Investigating Mempool Optimizations for Ethereum

Abstract

In this paper, we propose a new scheme OMCEM that optimizes the memory consumption of the Ethereum mempool. Our work will be as follows: at first, we Transform Ethereum mempool to a bloom filter based scheme with some benefits such as it reduces the mempool to a fraction of the current size, and it offers resilience against DDoS attacks, and It also facilitates setting up Ethereum node on low resource devices such as embedded systems and system with low computation resources. Second, we will also perform a simulation on the Ethereum transaction log of over one month and offer a detailed analysis of its performance. The methodology for this paper we are using is the concept of bloom filter as Bloom filters are used to help identify transactions that are unknown to a node or in a block. Our proposed system will check if a specific transaction is already in the Ethereum transaction mempool?
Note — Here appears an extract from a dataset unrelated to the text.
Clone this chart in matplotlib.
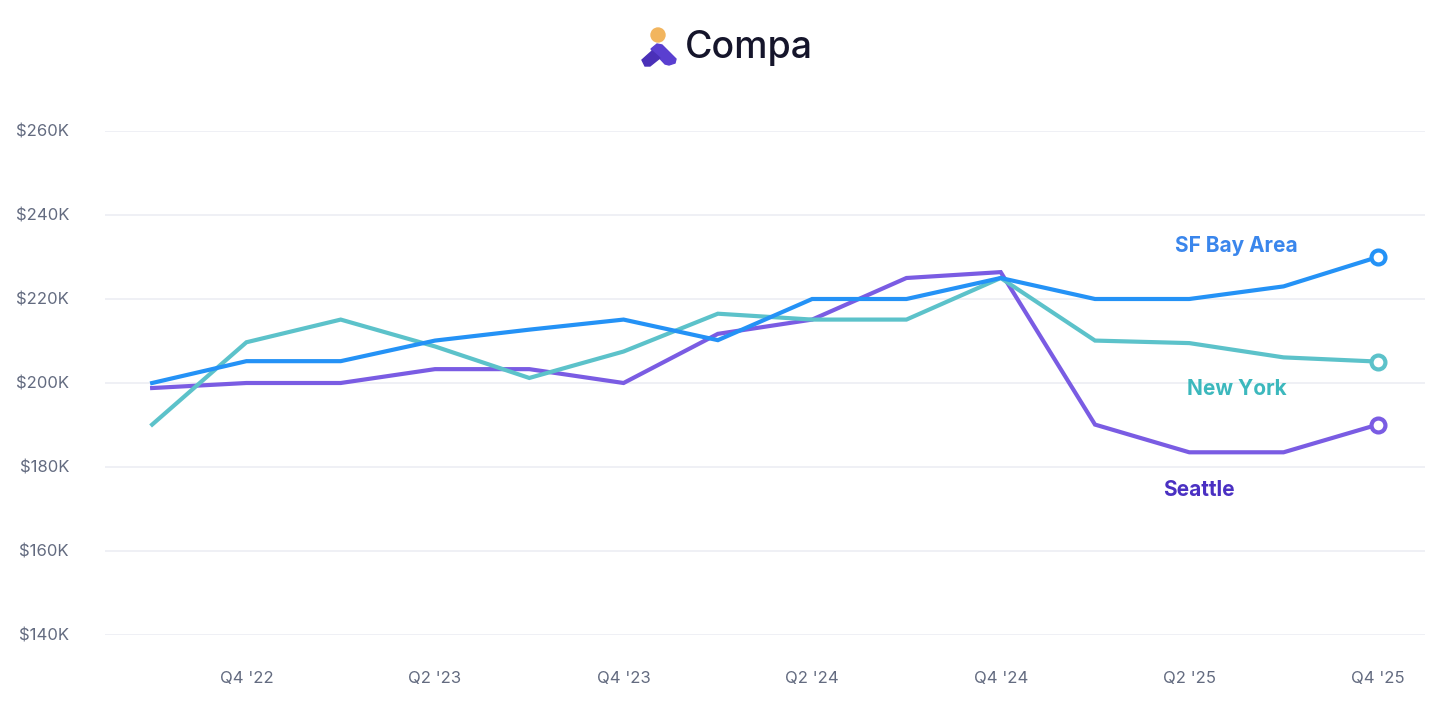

If yes, then the transaction is dropped and not forwarded to peers. If it is the first time that the node is seeing the transaction, it is added to the Ethereum bloom filter mempool and forwarded to peers. Similarly, transactions can be removed from the Ethereum mempool by removing the transaction from the Ethereum bloom filter mempool. Since, the bloom filter and its variants are probabilistic structures, telling us whether TX is in the mempool or definitely not in the mempool. We also evaluate the impact of design parameters such as bloom filter and counting bloom filter dimensions, on performance metrics (space-time trade off and accuracy). We implement our model in C++ and perform a simulation on a month of Ethereum logs which comprises about a million transactions and analyze the performance of OMCEM.